Reports suggest that the breach might be linked to an unpatched Microsoft Exchange zero-day vulnerability and, even if it remains uncertain if data was actually taken, the breach potentially affected personal information such as full names, emails, phone numbers, home addresses, and data collected during interactions with the commission.

Criticism has arisen regarding how the commission handled the cyberattack. The incident occurred in August 2021 but was only detected in October 2022 and was made public more than nine months later.

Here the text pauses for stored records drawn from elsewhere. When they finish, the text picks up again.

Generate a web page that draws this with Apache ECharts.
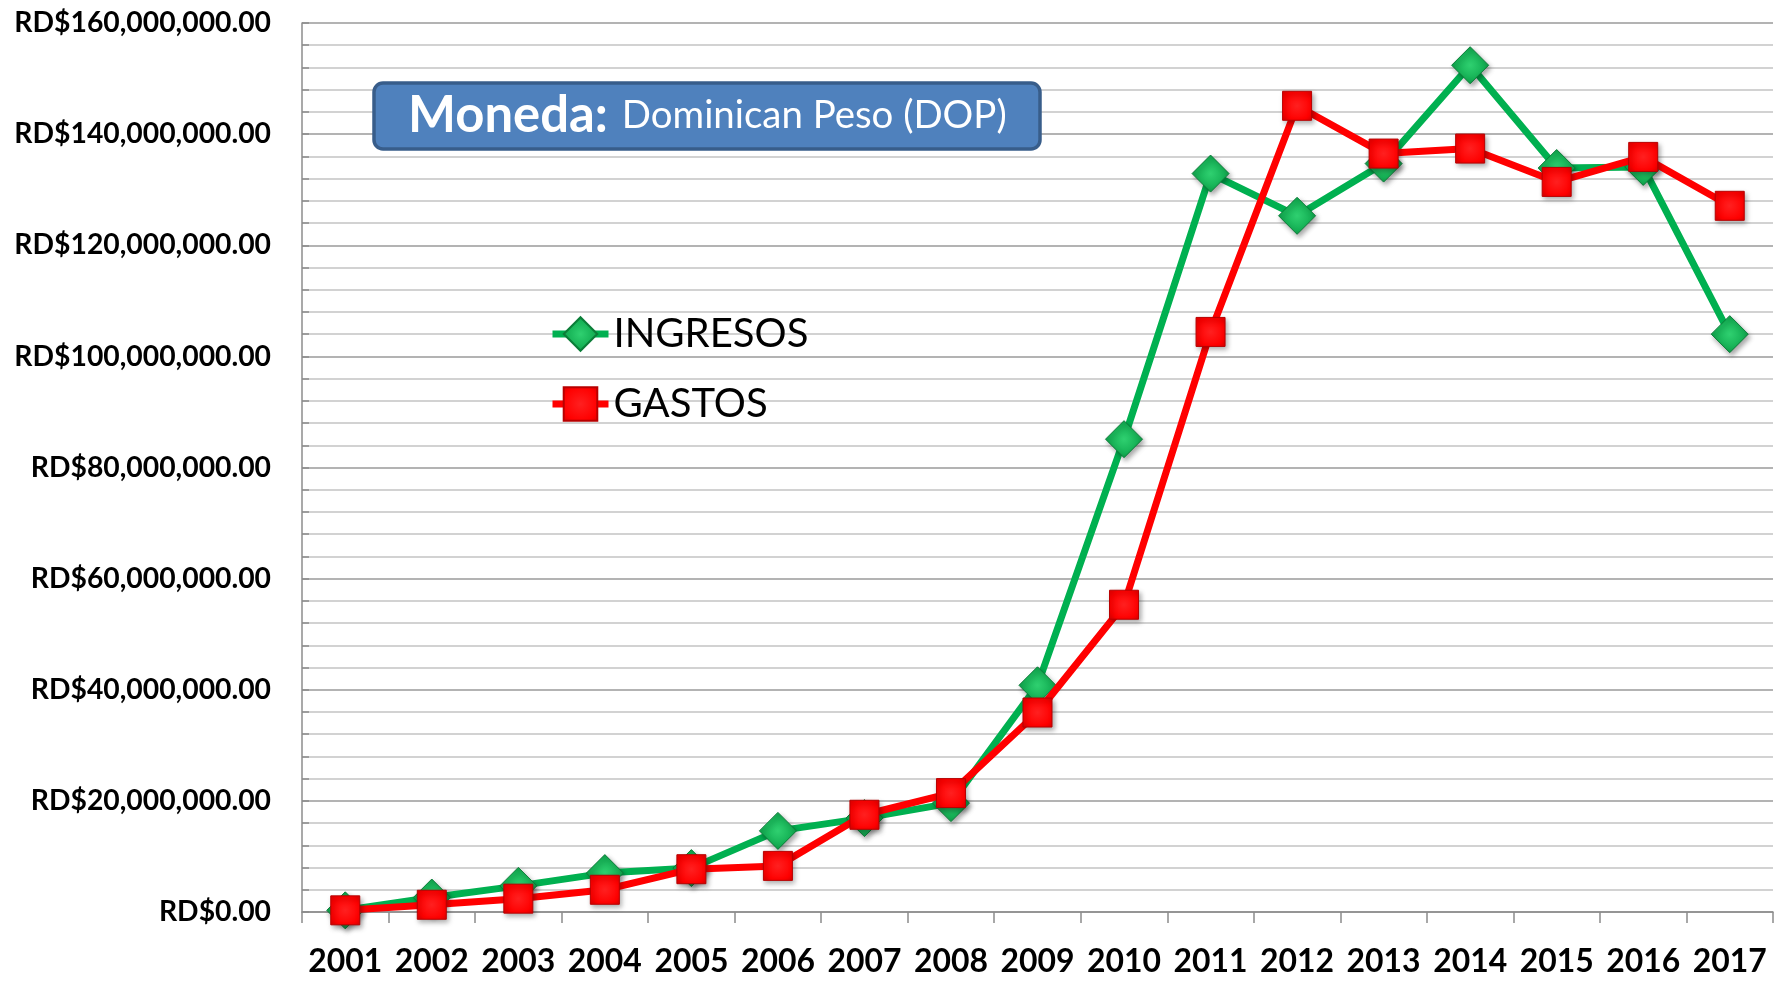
<!DOCTYPE html>
<html>
<head>
<meta charset="utf-8">
<title>Ingresos y Gastos 2001-2017</title>
<script src="https://cdn.jsdelivr.net/npm/echarts@6/dist/echarts.min.js"></script>
<style>
  html, body { margin: 0; padding: 0; background: #ffffff; }
  #chart { width: 1787px; height: 987px; }
</style>
</head>
<body>
<div id="chart"></div>
<script>
// Years on the category axis
const years = ['2001', '2002', '2003', '2004', '2005', '2006', '2007', '2008', '2009',
               '2010', '2011', '2012', '2013', '2014', '2015', '2016', '2017'];

// Annual income (RD$)
const ingresos = [300000, 2600000, 4700000, 7000000, 7900000, 14600000, 16900000, 19600000,
                  40800000, 85100000, 132900000, 125300000, 134700000, 152400000, 133900000,
                  134100000, 104000000];

// Annual expenses (RD$)
const gastos = [300000, 1300000, 2400000, 4000000, 7700000, 8300000, 17500000, 21400000,
                35900000, 55300000, 104400000, 145100000, 136500000, 137400000, 131400000,
                135900000, 127100000];

// Value axis range
const yMin = 0;
const yMax = 160000000;
const yStep = 20000000;

const seriesNames = ['INGRESOS', 'GASTOS'];
const titleBold = 'Moneda:';
const titleRest = 'Dominican Peso (DOP)';

const FONT = "Lato, 'Liberation Sans', Arial, sans-serif";

function money(v) {
  const s = Math.round(v).toString().replace(/\B(?=(\d{3})+(?!\d))/g, ',');
  return 'RD$' + s + '.00';
}

// Font size that makes a string take up the given width
const measureCtx = document.createElement('canvas').getContext('2d');
function fitSize(text, weight, width) {
  measureCtx.font = weight + ' 100px ' + FONT;
  return Math.round(100 * width / measureCtx.measureText(text).width * 10) / 10;
}

const yLabelSize = fitSize(money(yMax), 'bold', 257);
const xLabelSize = fitSize(years[0], 'bold', 74);
const legendSize = fitSize(seriesNames[0], 'normal', 195);
const titleBoldSize = fitSize(titleBold, 'bold', 200);
const titleRestSize = fitSize(titleRest, 'normal', 385);

const markerShadow = {
  shadowColor: 'rgba(0,0,0,0.35)',
  shadowBlur: 5,
  shadowOffsetX: 2,
  shadowOffsetY: 3
};

const legendItemHeight = 42;
const legendRowHeight = Math.max(legendItemHeight, legendSize);

const chart = echarts.init(document.getElementById('chart'), null, { renderer: 'canvas' });

chart.setOption({
  backgroundColor: '#ffffff',
  animation: false,
  title: {
    left: 374,
    top: 79,
    padding: [8, 34, 8, 34],
    backgroundColor: '#4f81bd',
    borderColor: '#385d8a',
    borderWidth: 3.5,
    borderRadius: 9,
    text: '{b|' + titleBold + '}{r|' + titleRest + '}',
    textStyle: {
      rich: {
        b: { fontFamily: FONT, fontWeight: 'bold', fontSize: titleBoldSize, color: '#ffffff', lineHeight: 58 },
        r: { fontFamily: FONT, fontWeight: 'normal', fontSize: titleRestSize, color: '#ffffff', lineHeight: 58,
             padding: [0, 0, 0, 14] }
      }
    }
  },
  legend: {
    orient: 'vertical',
    left: 549,
    top: 335 - legendRowHeight / 2,
    padding: 0,
    itemWidth: 56,
    itemHeight: legendItemHeight,
    itemGap: 72 - legendRowHeight,
    lineStyle: { width: 7 },
    textStyle: { fontFamily: FONT, fontSize: legendSize, color: '#000000', padding: [0, 0, 0, 0] },
    data: seriesNames
  },
  grid: {
    left: 302,
    right: 14,
    top: 23,
    bottom: 75,
    containLabel: false
  },
  xAxis: {
    type: 'category',
    data: years,
    boundaryGap: true,
    axisLine: { lineStyle: { color: '#8c8c8c', width: 1.5 } },
    axisTick: { show: true, inside: false, length: 11, alignWithLabel: false,
                lineStyle: { color: '#8c8c8c', width: 1.5 } },
    axisLabel: {
      interval: 0,
      margin: 50 - xLabelSize / 2,
      fontFamily: FONT,
      fontWeight: 'bold',
      fontSize: xLabelSize,
      color: '#000000'
    },
    splitLine: { show: false }
  },
  yAxis: {
    type: 'value',
    min: yMin,
    max: yMax,
    interval: yStep,
    axisLine: { show: true, lineStyle: { color: '#8c8c8c', width: 1.5 } },
    axisTick: { show: true, inside: true, length: 7, lineStyle: { color: '#8c8c8c', width: 1.5 } },
    minorTick: { show: true, splitNumber: 5, length: 7, lineStyle: { color: '#8c8c8c', width: 1.5 } },
    axisLabel: {
      margin: 31,
      fontFamily: FONT,
      fontWeight: 'bold',
      fontSize: yLabelSize,
      color: '#000000',
      formatter: money
    },
    splitLine: { show: true, lineStyle: { color: '#9a9a9a', width: 1.5 } },
    minorSplitLine: { show: true, lineStyle: { color: '#c4c4c4', width: 1.5 } }
  },
  series: [
    {
      name: seriesNames[0],
      type: 'line',
      data: ingresos,
      symbol: 'diamond',
      symbolSize: 37,
      lineStyle: { color: '#00b050', width: 7 },
      itemStyle: Object.assign({
        color: {
          type: 'radial', x: 0.5, y: 0.5, r: 0.6,
          colorStops: [
            { offset: 0, color: '#2fd070' },
            { offset: 0.6, color: '#16b256' },
            { offset: 1, color: '#0a8c3e' }
          ]
        },
        borderColor: '#0b7d38',
        borderWidth: 1
      }, markerShadow),
      z: 2
    },
    {
      name: seriesNames[1],
      type: 'line',
      data: gastos,
      symbol: 'rect',
      symbolSize: 29,
      lineStyle: { color: '#ff0000', width: 7 },
      itemStyle: Object.assign({
        color: {
          type: 'radial', x: 0.5, y: 0.5, r: 0.7,
          colorStops: [
            { offset: 0, color: '#ff2020' },
            { offset: 0.7, color: '#ff0000' },
            { offset: 1, color: '#d80000' }
          ]
        },
        borderColor: '#b80000',
        borderWidth: 1
      }, markerShadow),
      z: 3
    }
  ]
});
</script>
</body>
</html>
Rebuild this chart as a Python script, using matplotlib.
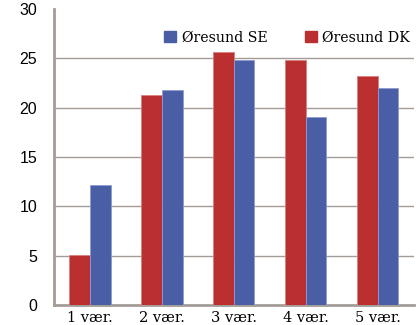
import matplotlib.pyplot as plt
import numpy as np
from matplotlib.patches import Patch

categories = ['1 vær.', '2 vær.', '3 vær.', '4 vær.', '5 vær.']
oresund_dk = [5.1, 21.3, 25.6, 24.8, 23.2]
oresund_se = [12.2, 21.8, 24.8, 19.1, 22.0]

red = '#BA2F30'
blue = '#4A5EA6'
axis_col = '#A39C97'

fig = plt.figure(figsize=(4.2, 3.25), dpi=100)
ax = fig.add_axes([0.1286, 0.0615, 0.857, 0.911])

x = np.arange(len(categories))
w = 0.285
ax.bar(x - w / 2, oresund_dk, w, color=red, edgecolor='#D98080', linewidth=0.6, zorder=3)
ax.bar(x + w / 2, oresund_se, w, color=blue, edgecolor='#8F9BD0', linewidth=0.6, zorder=3)

ax.set_xlim(-0.5, 4.5)
ax.set_ylim(0, 30)
ax.set_yticks(range(0, 31, 5))
ax.set_xticks(x)
ax.set_xticklabels(categories, family='DejaVu Serif', fontsize=10.5)
for lab in ax.get_yticklabels():
    lab.set_family('Liberation Sans')
    lab.set_fontsize(11.5)
ax.tick_params(axis='both', length=0)
ax.tick_params(axis='y', pad=12)
ax.tick_params(axis='x', pad=4)

for y in range(5, 26, 5):
    ax.axhline(y, color=axis_col, lw=1.0, zorder=1)

for s in ['top', 'right']:
    ax.spines[s].set_visible(False)
ax.spines['left'].set_color(axis_col)
ax.spines['bottom'].set_color(axis_col)
ax.spines['left'].set_linewidth(2)
ax.spines['bottom'].set_linewidth(2)

handles = [Patch(color=blue, label='Øresund SE'), Patch(color=red, label='Øresund DK')]
ax.legend(handles=handles, ncol=2, frameon=False, loc='upper right',
          bbox_to_anchor=(1.025, 0.97), prop={'family': 'DejaVu Serif', 'size': 10.2},
          handlelength=0.85, handleheight=0.85, handletextpad=0.4, columnspacing=2.6)

fig.savefig('out.png', dpi=100)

On the same day, the Police Service of Northern Ireland (PSNI) inadvertently disclosed the names and roles of 10,000 officers and staff in response to a Freedom of Information request. This incident, described as a data breach of “monumental proportions” is arguably more significant than the one involving the Electoral Commission, as it exposed officers working in intelligence and security services. The information remained accessible online for three hours.

One former senior PSNI officer told the Belfast Telegraph that the sensitive data is now “freely circulating on WhatApp groups, including retired officers. It is in essence ‘out there’ and can never be retrieved; the operating assumption must be it will be outside of the police family.”

Following the breach, officers raised concerns about their safety, leading the police service to consider reassigning individuals to different roles for security reasons.